(TASK PROMPT): Each line from the start of the records below through the line that contains "plt.rcParams['font.family'] = ['Liberation" should be printed exactly. Pictures are omitted.

Rows from a dataset of charts and code
+ + + +

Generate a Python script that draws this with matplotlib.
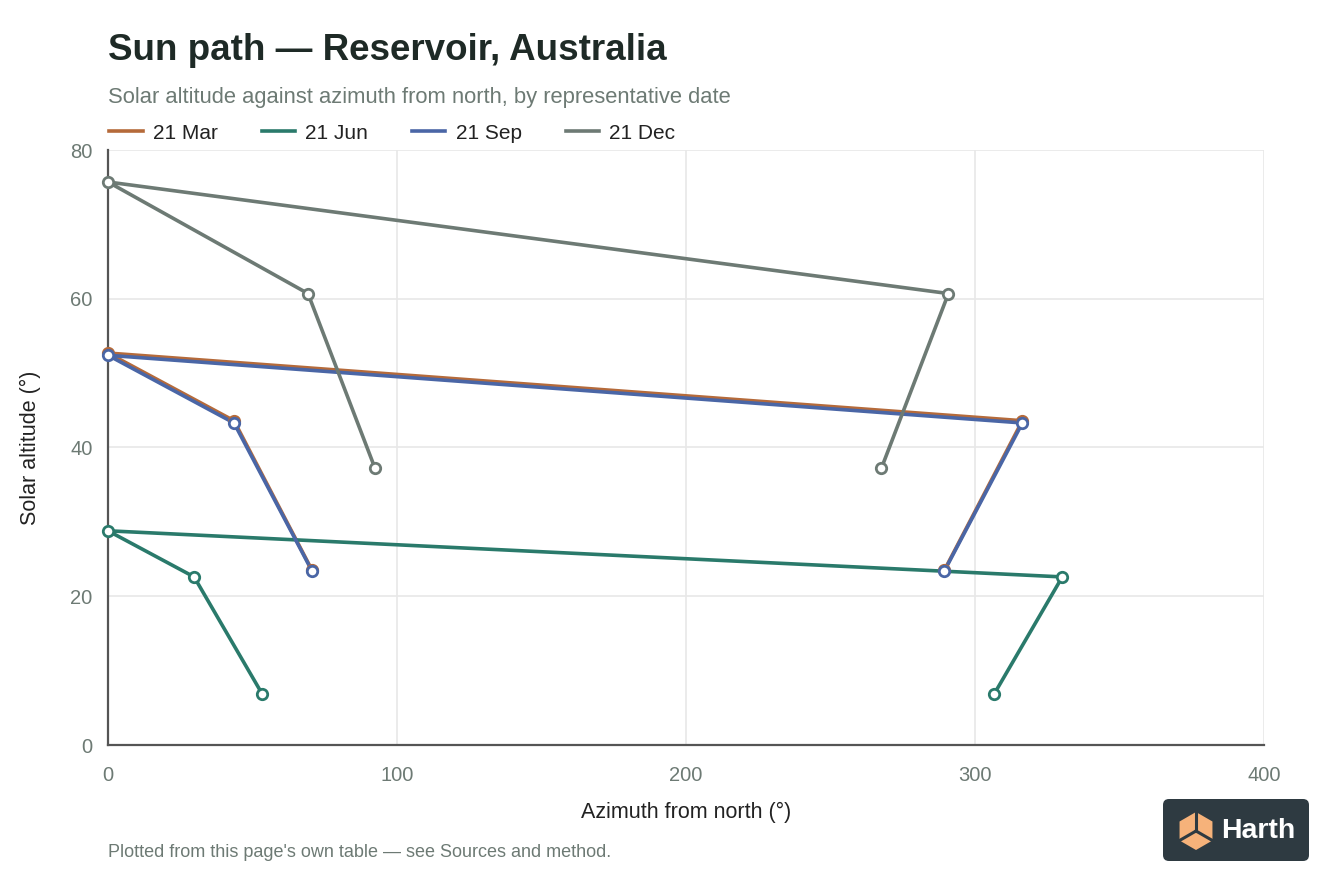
import numpy as np
import matplotlib.pyplot as plt
from matplotlib.patches import FancyBboxPatch, Polygon

plt.rcParams['font.family'] = ['Liberation Sans', 'DejaVu Sans']

# sun positions, morning -> noon -> afternoon
dates = ['21 Mar', '21 Jun', '21 Sep', '21 Dec']
az_mar = [70.6, 43.6, 0, 316.4, 289.4]
alt_mar = [23.5, 43.6, 52.7, 43.6, 23.5]
az_jun = [53.3, 29.8, 0, 330.2, 306.7]
alt_jun = [6.9, 22.6, 28.8, 22.6, 6.9]
az_sep = [70.6, 43.6, 0, 316.4, 289.4]
alt_sep = [23.4, 43.3, 52.4, 43.3, 23.4]
az_dec = [92.4, 69.2, 0, 290.8, 267.6]
alt_dec = [37.2, 60.7, 75.7, 60.7, 37.2]

colors = ['#b56a3a', '#2a7a6b', '#4a66a6', '#6d7a74']
series = [(az_mar, alt_mar), (az_jun, alt_jun), (az_sep, alt_sep), (az_dec, alt_dec)]

fig = plt.figure(figsize=(13.44, 8.96), dpi=100)
ax = fig.add_axes([108/1344, 151/896, 1156/1344, 595/896])

for (az, alt), c, lab in zip(series, colors, dates):
    ax.plot(az, alt, color=c, lw=2.6, label=lab, zorder=3, clip_on=False)
    ax.plot(az, alt, ls='none', marker='o', ms=7.5, mfc='white', mec=c, mew=2,
            zorder=4, clip_on=False)

ax.set_xlim(0, 400)
ax.set_ylim(0, 80)
ax.set_xticks([0, 100, 200, 300, 400])
ax.set_yticks([0, 20, 40, 60, 80])
ax.grid(True, color='#e8e8e8', lw=1.2, zorder=0)
ax.set_axisbelow(True)
for s in ['top', 'right']:
    ax.spines[s].set_visible(False)
for s in ['left', 'bottom']:
    ax.spines[s].set_color('#555555')
    ax.spines[s].set_linewidth(1.6)
    ax.spines[s].set_zorder(2.5)
ax.tick_params(length=0, labelsize=14.5, labelcolor='#6d7a74')
ax.tick_params(axis='x', pad=15)
ax.tick_params(axis='y', pad=11)
ax.set_xlabel('Azimuth from north (°)', fontsize=15.5, color='#222222', labelpad=12)
ax.set_ylabel('Solar altitude (°)', fontsize=15.5, color='#222222', labelpad=21)

leg = ax.legend(loc='lower left', bbox_to_anchor=(-0.0088, 0.993), ncol=4, frameon=False,
                fontsize=15, handlelength=1.6, handletextpad=0.5, columnspacing=2.1,
                borderaxespad=0.15)
for t in leg.get_texts():
    t.set_color('#222222')

fig.text(108/1344, 1 - 51/896, 'Sun path — Reservoir, Australia', fontsize=26.5,
         fontweight='bold', color='#1e2a26', va='center', ha='left')
fig.text(108/1344, 1 - 97/896, 'Solar altitude against azimuth from north, by representative date',
         fontsize=15.8, color='#6d7a74', va='center', ha='left')
fig.text(108/1344, 1 - 852/896, "Plotted from this page's own table — see Sources and method.",
         fontsize=13, color='#6d7a74', va='center', ha='left')

# logo badge
ov = fig.add_axes([0, 0, 1, 1], zorder=10)
ov.set_xlim(0, 1344)
ov.set_ylim(896, 0)
ov.axis('off')
ov.add_patch(FancyBboxPatch((1163, 799), 146, 62, boxstyle='round,pad=0,rounding_size=6',
                            fc='#2e3a41', ec='none'))
cx, cy, r = 1196, 831, 19
ang = np.deg2rad([90, 30, -30, -90, -150, 150])
hx = cx + r * np.cos(ang)
hy = cy - r * np.sin(ang)
ov.add_patch(Polygon(np.column_stack([hx, hy]), closed=True, fc='#f6b27a', ec='none'))
for k in [0, 2, 4]:
    ov.plot([cx, hx[k]], [cy, hy[k]], color='#2e3a41', lw=2.2)
ov.text(1221, 831, 'Harth', fontsize=20.5, fontweight='bold', color='white',
        va='center', ha='left')

fig.savefig('out.png', dpi=100, facecolor='white')
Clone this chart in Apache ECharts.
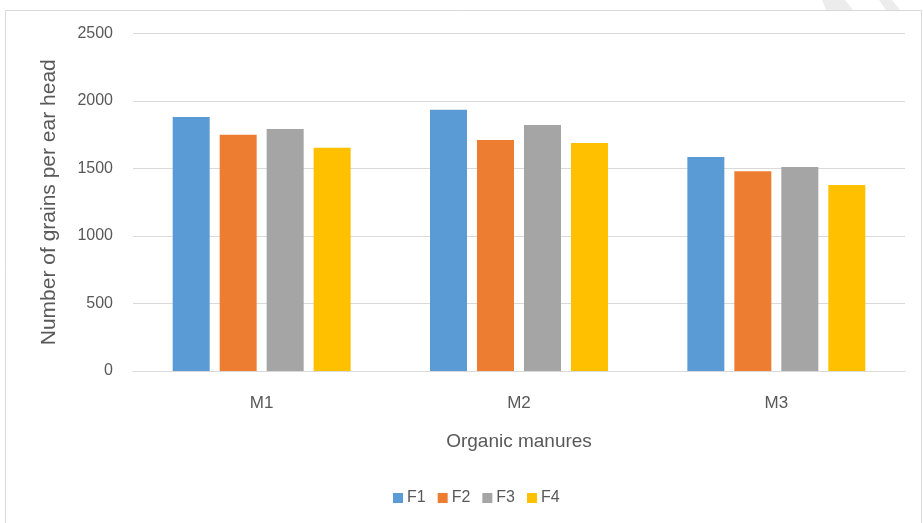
<!DOCTYPE html>
<html><head><meta charset="utf-8">
<script src="https://cdn.jsdelivr.net/npm/echarts@6/dist/echarts.min.js"></script>
<style>html,body{margin:0;padding:0;background:#fff}#c{width:923px;height:523px}</style>
</head><body><div id="c"></div>
<script>
const categories = ['M1', 'M2', 'M3'];
const seriesNames = ['F1', 'F2', 'F3', 'F4'];
const F1 = [1882, 1935, 1585];
const F2 = [1750, 1712, 1480];
const F3 = [1792, 1822, 1512];
const F4 = [1654, 1688, 1378];
const colors = ['#5B9BD5', '#ED7D31', '#A5A5A5', '#FFC000'];
const values = [F1, F2, F3, F4];

const chart = echarts.init(document.getElementById('c'), null, {renderer: 'canvas'});
const font = 'Liberation Sans, Arial, sans-serif';
chart.setOption({
  animation: false,
  color: colors,
  graphic: [
    {type: 'rect', left: 5, top: 10, z: -10,
     shape: {width: 916, height: 530},
     style: {fill: '#fff', stroke: '#d9d9d9', lineWidth: 1}},
    {type: 'polygon', z: -5,
     shape: {points: [[822, 0], [845, 0], [853, 10], [826, 10]]},
     style: {fill: '#ececec'}},
    {type: 'polygon', z: -5,
     shape: {points: [[879, 0], [892, 0], [900, 10], [886, 10]]},
     style: {fill: '#ececec'}}
  ],
  grid: {left: 133, right: 18, top: 33.5, bottom: 152},
  legend: {
    top: 485, left: 388, itemWidth: 10, itemHeight: 10, itemGap: 12,
    icon: 'rect',
    textStyle: {color: '#595959', fontSize: 16, fontFamily: font, padding: [0, 0, 0, -1]},
    data: seriesNames
  },
  xAxis: {
    type: 'category', data: categories,
    name: 'Organic manures', nameLocation: 'middle', nameGap: 61,
    nameTextStyle: {color: '#595959', fontSize: 19, fontFamily: font},
    axisLine: {lineStyle: {color: '#d9d9d9'}},
    axisTick: {show: false},
    axisLabel: {color: '#595959', fontSize: 17, fontFamily: font, margin: 24}
  },
  yAxis: {
    type: 'value', min: 0, max: 2500, interval: 500,
    name: 'Number of grains per ear head', nameLocation: 'middle', nameGap: 73,
    nameTextStyle: {color: '#595959', fontSize: 21, fontFamily: font},
    axisLine: {show: false}, axisTick: {show: false},
    splitLine: {lineStyle: {color: '#d9d9d9', width: 1}},
    axisLabel: {color: '#595959', fontSize: 16, fontFamily: font, margin: 20,
                formatter: v => String(v)}
  },
  series: seriesNames.map((n, i) => ({
    name: n, type: 'bar', data: values[i],
    barWidth: 37, barGap: '27%'
  }))
});
</script></body></html>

+ + + +

(WRITTEN REPLY):
Generate a Python script that draws this with matplotlib.
import numpy as np
import matplotlib.pyplot as plt
from matplotlib.patches import FancyBboxPatch, Polygon

plt.rcParams['font.family'] = ['Liberation Sans', 'DejaVu Sans']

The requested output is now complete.